I will frankly admit that I know next to nothing about Yevgeny Prigozhin, head of the Wagner Group who launched an abortive bid to seize power in Russia. But the kind of thing he was trying to do is very familiar from Shakespeare. It’s what Bolingbroke pulled off against Richard II. It’s what the Percy family tries to pull off against Bolingbroke after he’s become King Henry IV. It’s what Alcibiades pulls off against the Senators of Athens who banished him, what Coriolanus tries to pull off against the Tribunes of Rome who banished him, and what Marc Antony tries to pull off against his fellow triumvir Octavius. The Tudor centralization of power began England’s transition out of the feudal world of multiple power centers with private armies, but the memory of the War of the Roses was still fresh when Shakespeare was writing, and his plays are haunted by the prospect of civil war driven not by ideological, regional or class conflict but simply by the existence of ambitious men with their own armies to command.
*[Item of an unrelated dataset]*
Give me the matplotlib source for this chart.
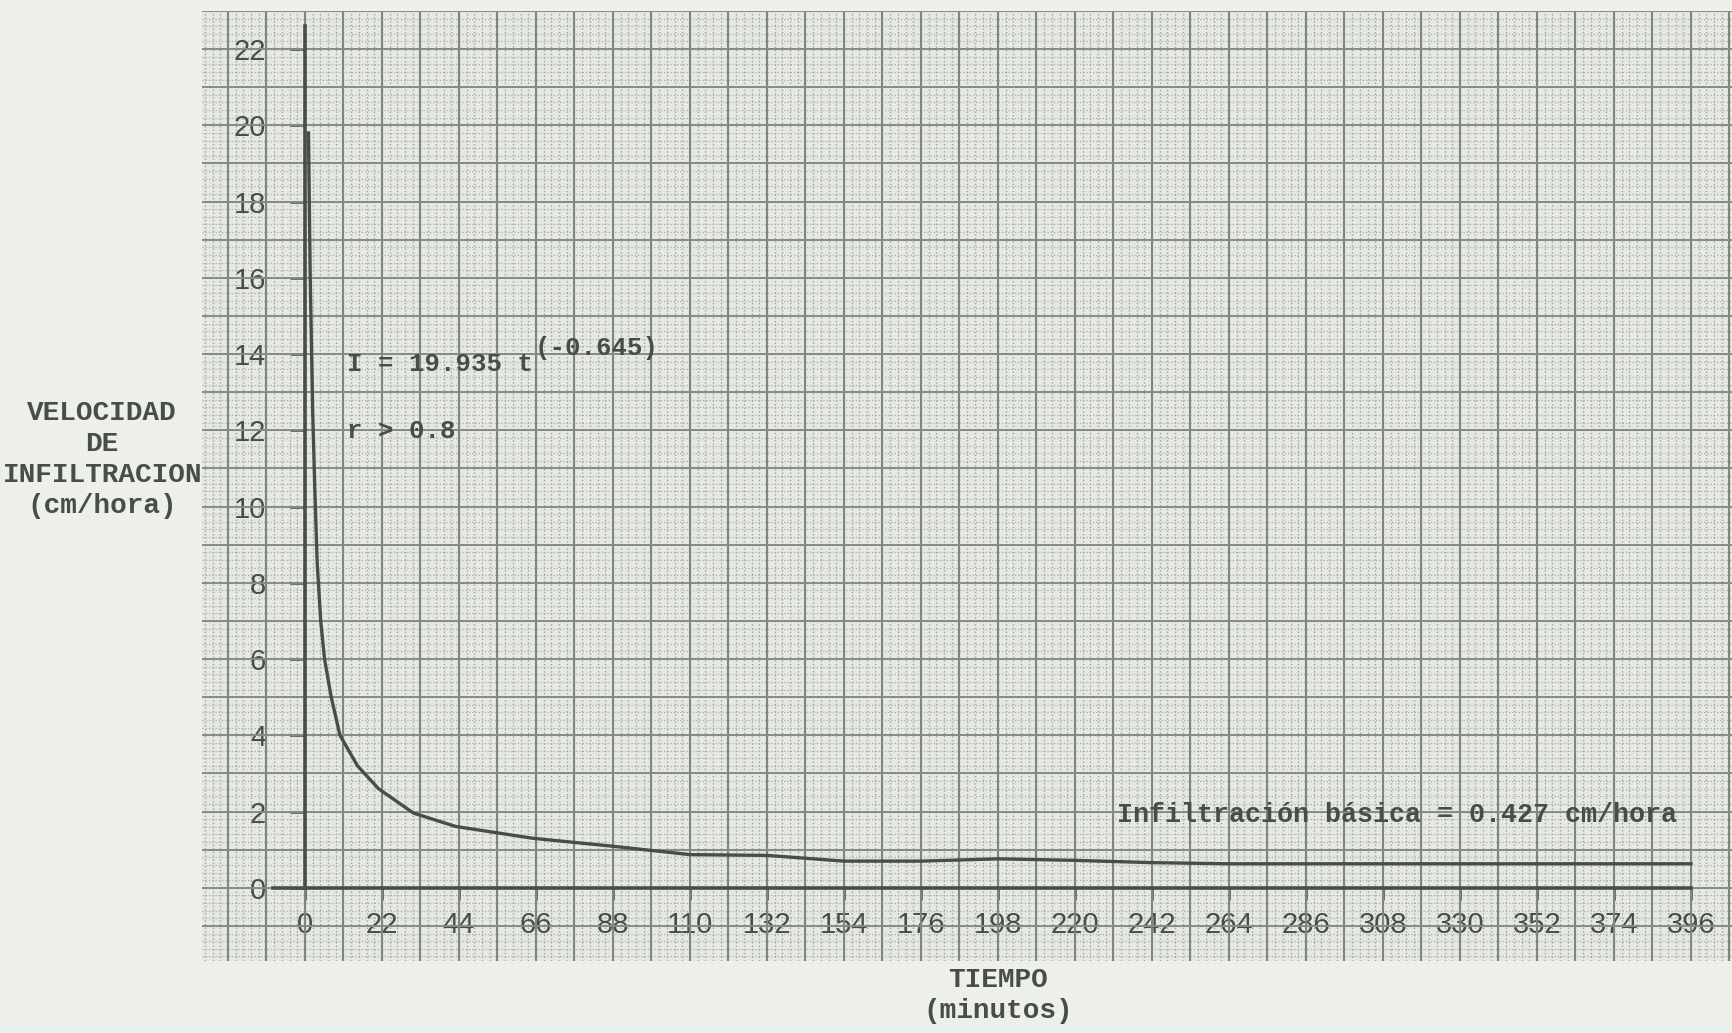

And that, apparently, is Russia’s world today. I’m still kind of flabbergasted by Prigozhin’s audacity, and more so by how initially successful his gambit was. As someone commented, for the Wagner Group to seize Rostov-on-Don without firing a shot is roughly equivalent to Blackwater seizing San Diego. The fact that they were able to advance menacingly close to Moscow without ever facing direct resistance is even more astonishing. But I would have been more surprised still if he had actually succeeded. If I understand correctly, Prigozhin’s quarrel was fundamentally with the regular Russian military command, who, however incompetent and corrupt they are, not only massively outgun his mercenaries but also have direct access to government funding. I’m sure Prigozhin has all sorts of business interests, but unless he was able to set himself up as the quasi government in some part of Russia, keeping his troops armed and provisioned was inevitably going to become a problem. (That’s another reality familiar from accounts of Shakespeare’s rebels; in Alcibiades’s case, Shakespeare provides him with a deus ex machina in the form of gold that Timon digs up while looking for roots to eat.)
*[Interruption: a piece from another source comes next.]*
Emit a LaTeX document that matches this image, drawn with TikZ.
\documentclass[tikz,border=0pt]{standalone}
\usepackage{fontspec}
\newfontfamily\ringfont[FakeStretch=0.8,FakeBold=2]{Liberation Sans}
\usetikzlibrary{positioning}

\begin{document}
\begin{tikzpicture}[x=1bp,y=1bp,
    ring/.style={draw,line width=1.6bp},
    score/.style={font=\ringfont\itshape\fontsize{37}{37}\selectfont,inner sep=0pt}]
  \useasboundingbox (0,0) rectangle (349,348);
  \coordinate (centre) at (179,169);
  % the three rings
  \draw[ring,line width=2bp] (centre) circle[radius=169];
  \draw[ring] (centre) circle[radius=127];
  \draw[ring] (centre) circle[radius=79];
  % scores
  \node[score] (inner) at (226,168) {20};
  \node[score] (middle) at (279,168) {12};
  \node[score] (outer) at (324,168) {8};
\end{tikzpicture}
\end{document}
Realistically, Prigozhin could only have succeeded by either convincing the regular military to come over to his side against Putin—which would be very surprising given that he was explicitly attacking them—or by convincing Putin to side with him against the regular military, which would have been an exceedingly risky move for Putin to make. Putin, an intelligence man, surely remembers that NKVD chief Lavrentiy Beria’s downfall was precipitated by a conflict with the Soviet Army. He’s put a lot of energy into preventing the Russian armed forces from becoming an independent source of power, with consequences that are ready to see in Russia’s poorly-executed war in Ukraine, but once Prigozhin forced the question I can’t see how Putin could have openly sided with his protégé.
In retrospect, the whole thing feels more like a demonstration than an actual attempted coup—and yet what it demonstrated most clearly is that nearly nobody is Russia cares enough about who’s in charge to put up a fight. Nonetheless, most surprising of all to me would be if Prigozhin’s exile to Belarus is the end of the story. Rebels in Shakespeare who disband their armies and trust their enemies’ promises of clemency don’t tend to survive long, and I can’t imagine that Prigozhin would expect any different if he were relying entirely on Putin’s good will, which suggests he’s relying on some common understanding of mutual interest, whatever that understanding may be. We’ll no doubt find out what it is soon enough, when we next hear Prigozhin’s name in the news.
And what about us, here in America? How should we be reacting to these astonishing events? To be perfectly frank, I don’t see how our reactions matter much. Actual chaos in a country with over 4,000 nuclear warheads could lead to a true global catastrophe, but it’s not clear what we could do to prevent Russian state authority from collapsing if that’s where things are headed. That includes by disengaging from Ukraine; what’s happening in Russia is the product of its own pathologies, and if we had an opportunity to coax the country down a more peaceful path, that opportunity likely passed in the Clinton years, and we cannot undo those mistakes now. All we can do is recognize the tragic reality of the situation, and try to avoid deluding ourselves into believing either that we can help, or that these events can somehow help us.
That includes helping us in the war in Ukraine, which a number of commentators have suggested might benefit from the revelation of just how precarious Russian power is. Putin shockingly raised the specter of 1917 in his comments on Prigozhin’s rebellion, but it’s worth remembering that while Ukraine briefly achieved independence after the fall of the Tsar, that independence was swiftly snuffed out, and the subsequent decades brought horror upon horror for the Ukrainian people. Ukraine can only be free and secure in the context of peaceful coexistence with its neighbor, and I can’t see how the collapse of the Russian state could help them achieve that. I don’t actually think the Russian state is about to collapse, and I don’t think we can do much to prevent it if it is. But if we’re inclined to cheer for the prospect, well, maybe let’s remember how that kind of cheering for destruction feels once the costs of that destruction start to come due.
This is some brilliant, enlightening, and surprising commentary, Noah. You've demonstrated to me once again how Shakespeare, in thoughtful hands (like yours), can reveal both illuminating truths and difficult questions. And in addition to all that, a couple of your sentences suddenly make me appreciate a couple of of dark jokes in "Death of Stalin" in a way I didn't before. Bravo!